Rather than adopt this clear and concise line of legal reasoning, the majority embarks upon an erroneous and completely unnecessary discussion of the comparative-fault rule. The majority asserts, in dicta, that the comparative-fault rule “provides a neat solution” to the problems of settling defendants and contribution in an ERISA action. According to the majority’s example, “if the judgment is for $12 million and the settling defendants are found to be one-third responsible, the non-settling defendants will have to pay the plaintiff only $8 million, regardless of the amount of the settlement, and thus will be unaffected by its terms.” According to this example, if the plaintiff settled for less than $4 million with those defendants eventually found to be liable for one-third of the damages, the plaintiff would be unable to recover his full $12 million in damages.

This result directly conflicts with the accepted law of trusts that “[i]f several trustees unite in a breach of trust, they are jointly and severally liable, and the entire claim ... may be satisfied from the property of one trustee.” G. Bogert, Trust & Trustees § 862, at 22-23 (1962) (emphasis added). See also Restatement (Second) of Trusts § 258 comment a, at 651 (1959). The purpose of imposing joint and several liability upon co-trustees is to ensure that the plaintiff “will be able to recover the full amount of damages from some, if not all, participants.” Texas Industries, Inc. v. Radcliffe Materials, Inc., 451 U.S. at 646 [101 S.Ct. at 2070] (emphasis added). In 29 U.S.C. § 1105 (1982), Congress provides that:

“(a) In addition to any liability which he may have under any other provision of this part, a fiduciary with respect to a plan shall be liable for a breach of fiduciary responsibility of another fiduciary with respect to the same plan in the following circumstances:
(1) if he participates knowingly in, or knowingly undertakes to conceal, an act or omission of such other fiduciary, knowing such act or omission is a breach;
(2) if, by his failure to comply with section 1104(a)(1) of this title in the administration of his specific responsibilities which give rise to his status as a fiduciary, he has enabled such other fiduciary to commit a breach; or
(3) if he has knowledge of a breach by such other fiduciary, unless he makes reasonable efforts under the circumstances to remedy the breach.”

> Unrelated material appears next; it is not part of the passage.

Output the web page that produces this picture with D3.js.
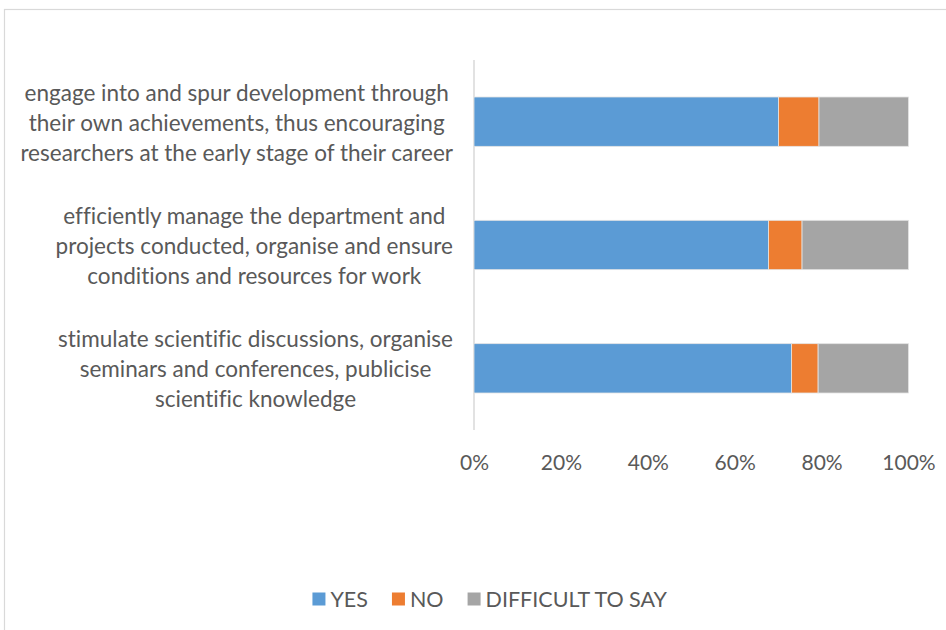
<!DOCTYPE html>
<html>
<head>
<meta charset="utf-8">
<script src="https://cdn.jsdelivr.net/npm/d3@7"></script>
<style>
  html, body { margin: 0; padding: 0; background: #fff; }
  svg { display: block; }
  text { font-family: Lato, "Open Sans", sans-serif; fill: #595959; font-variant-ligatures: none; }
</style>
</head>
<body>
<svg id="chart" width="946" height="630"></svg>
<script>
// Survey statements (top to bottom), each split into its display lines
const categories = [
  ["engage into and spur development through", "their own achievements, thus encouraging", "researchers at the early stage of their career"],
  ["efficiently manage the department and", "projects conducted, organise and ensure", "conditions and resources for work"],
  ["stimulate scientific discussions, organise", "seminars and conferences, publicise", "scientific knowledge"]
];
const seriesNames = ["YES", "NO", "DIFFICULT TO SAY"];
const yesValues = [70.1, 67.8, 73.1];
const noValues = [9.3, 7.7, 6.1];
const difficultValues = [20.6, 24.5, 20.8];
const tickValues = [0, 20, 40, 60, 80, 100];
const colors = ["#5B9BD5", "#ED7D31", "#A5A5A5"];

const svg = d3.select("#chart");
const W = 946, H = 630;

// chart area frame
svg.append("rect")
  .attr("x", 4.5).attr("y", 9.5)
  .attr("width", W + 10).attr("height", H + 10)
  .attr("fill", "none").attr("stroke", "#D9D9D9").attr("stroke-width", 1.2);

const plot = { left: 474, right: 908.5, top: 60, bottom: 430 };

const x = d3.scaleLinear().domain([0, 100]).range([plot.left, plot.right]);
const y = d3.scaleBand()
  .domain(d3.range(categories.length))
  .range([plot.top, plot.bottom])
  .paddingInner(0.6).paddingOuter(0.3);

// stacked table
const rows = categories.map((c, i) => ({
  idx: i, YES: yesValues[i], NO: noValues[i], "DIFFICULT TO SAY": difficultValues[i]
}));
const stacked = d3.stack().keys(seriesNames)(rows);

// vertical category axis line
svg.append("line")
  .attr("x1", plot.left).attr("x2", plot.left)
  .attr("y1", plot.top).attr("y2", plot.bottom)
  .attr("stroke", "#D9D9D9").attr("stroke-width", 1.5);

svg.append("g").selectAll("g")
  .data(stacked)
  .join("g")
  .attr("fill", (d, i) => colors[i])
  .selectAll("rect")
  .data(d => d)
  .join("rect")
  .attr("x", d => x(d[0]))
  .attr("width", d => x(d[1]) - x(d[0]))
  .attr("y", d => y(d.data.idx))
  .attr("height", y.bandwidth())
  .attr("stroke", "#E4E4E4")
  .attr("stroke-width", 0.8);

// percentage axis labels
const xAxis = d3.axisBottom(x)
  .tickValues(tickValues)
  .tickFormat(d => d + "%")
  .tickSize(0)
  .tickPadding(0);
const gx = svg.append("g")
  .attr("transform", `translate(0,${plot.bottom})`)
  .call(xAxis);
gx.select(".domain").remove();
gx.selectAll("text")
  .attr("y", 33)
  .attr("dy", "0.35em")
  .style("font-family", "Lato, 'Open Sans', sans-serif")
  .style("font-size", "21px")
  .attr("fill", "#595959");

// category labels: centred lines, block right-aligned beside the axis
const labelRight = 453;
const labelLeftMost = 20;
const lineGap = 30;
const gl = svg.append("g").style("font-size", "20px");
const labelGroups = categories.map((lines, i) => {
  const cy = y(i) + y.bandwidth() / 2 + 1;
  const texts = gl.append("g").selectAll("text")
    .data(lines)
    .join("text")
    .attr("text-anchor", "middle")
    .attr("dy", "0.35em")
    .attr("y", (d, j) => cy + (j - (lines.length - 1) / 2) * lineGap)
    .text(d => d);
  return texts;
});
// size the label font so the widest line spans the available space
let widest = 0;
gl.selectAll("text").each(function () { widest = Math.max(widest, this.getComputedTextLength()); });
gl.style("font-size", (20 * (labelRight - labelLeftMost) / widest) + "px");
labelGroups.forEach(texts => {
  let maxW = 0;
  texts.each(function () { maxW = Math.max(maxW, this.getComputedTextLength()); });
  texts.attr("x", labelRight - maxW / 2);
});

// legend
const legend = svg.append("g").style("font-size", "21.5px");
const items = legend.selectAll("g")
  .data(seriesNames)
  .join("g");
items.append("rect")
  .attr("width", 13).attr("height", 13)
  .attr("y", -6.5)
  .attr("fill", (d, i) => colors[i]);
items.append("text")
  .attr("x", 18)
  .attr("dy", "0.35em")
  .text(d => d);
let cursor = 0;
items.each(function () {
  d3.select(this).attr("transform", `translate(${cursor},599)`);
  cursor += this.getBBox().width + 24;
});
const legendW = cursor - 24;
legend.attr("transform", `translate(${490 - legendW / 2},0)`);
</script>
</body>
</html>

The legislative history of section 1105 clearly reveals that Congress intended to adopt the trust law principle of joint and several liability for ERISA, and thereby allow ERISA plaintiffs to collect their full amount of damages from any or all co-trustees found to be in breach of their fiduciary duty. According to the Senate Report, “[a]ny fiduciary who breaches his trust is personally liable for losses resulting from such breach, and co-fiduciaries are jointly and severally liable____” S.Rep. No. 93-127, 93d Cong., 1st Sess., reprinted in 1974 U.S.Code Cong. & Ad.News 4838, 4882 (emphasis added). See also S.Rep. No. 93-383, 93d Cong., 2d Sess., reprinted in 1974 U.S.Code Cong. & Ad.News 4890, 4989. Similarly, the House Conference Report states that “a fiduciary who breaches the fiduciary requirements of the bill is to be personally liable for any losses to the plan resulting from this breach.” H.R. Conf.R. No. 83-1280, 93d Cong., 2d Sess., reprinted in 1974 U.S.Code Cong. & Ad. News 5038, 5100. See also Donovan v. Mazzola, 716 F.2d 1226, 1230 (9 Cir.1983), cert. denied, — U.S. —, 104 S.Ct. 704, 79 L.Ed.2d 169 (1984); Donovan v. Bryans, 566 F.Supp. 1258, 1269 (1983). The joint and several liability provision not only ensures ERISA plaintiffs that they will receive a full damage award but it also fosters congressional policy to protect “the interests of participants in employee bene*1186fit plans and their beneficiaries.” 29 U.S.C. § 1001(b) (1982). See also H.R.Rep. No. 93-533, 93d Cong., 1st Sess., reprinted in 1974 U.S.Code Cong. & Ad.News 4639.

Applying the settled trust law principle of joint and several liability to the majority’s example, the plaintiff would be entitled to the full amount of damages from the non-settling defendants, less the amount of the settlement entered into with the settling defendants. Once the plaintiff is made completely whole, it would be for the defendants to determine among themselves, the extent of their individual liability. The majority’s comparative-fault rule does not ensure ERISA plaintiffs, who settle with one or more co-trustees, that they will receive the full amount of damages awarded by the court. Such a result directly conflicts with congressional intent that ERISA plaintiffs be protected and paid in full. I believe that the majority’s erroneous, unnecessary reference to the comparative-fault rule, in dicta, does nothing more than create chaos and confusion for members of the Federal bench and bar. Accordingly, for the reasons expressed in this concurrence, I agree only with the majority’s analysis that we have jurisdiction of this case under 28 U.S.C. § 1292(a)(1) and that the district court erred in not approving the parties’ settlement agreement.